Because many crop species represent a good model for evolutionary studies and have high economic value, there are detailed genetic studies of the most important crops and their wild relatives. From these studies, general patterns have been inferred and in some species, at least partially, the dynamics of the evolutionary process associated to domestication and diversification have been elucidated. Nevertheless, it is necessary to expand our knowledge to no model species, particularly to perennial plants, including tree crops, which have received far less attention. Besides, more functional genomics studies are needed to have an integrative knowledge of the changes that have affected crop species.
Despite major advances of the last years in genomics, important challenges still remain. One important challenge is the analysis of big databases that are generated because computer clusters are frequently needed. Also, the analysis of large, complex and diverse genomes as is the case of conifers is still a relevant problem. We also need to develop efficient approaches to include and analyze repetitive regions. In addition, the identification of paralogues, and the study of polyploid species, remain as some of the most critical problems when analyzing massive sequencing data. Besides, in GWAS, phenotyping is a major operational bottleneck that limits the power and resolution of genetic analysis. There is an urgent need for high throughput, cost-effective, and precise phenotyping methods.
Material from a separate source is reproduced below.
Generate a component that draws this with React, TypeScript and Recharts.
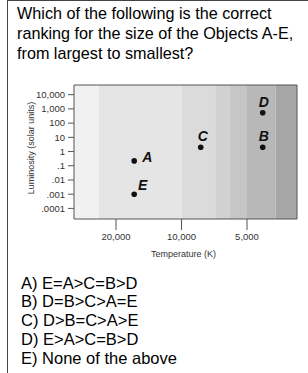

Given the importance of wild progenitors to analyze changes derived from domestication, more attention should be paid to the genetic diversity and adaptation of the wild forms. Besides, in the context of climate change, this approach facilitates the development of climate-tolerant cultivars. In order to achieve these goals, it is necessary to integrate training and research across scientific fields, including genetics, plant breeding, molecular biology, evolution, statistics and bioinformatics.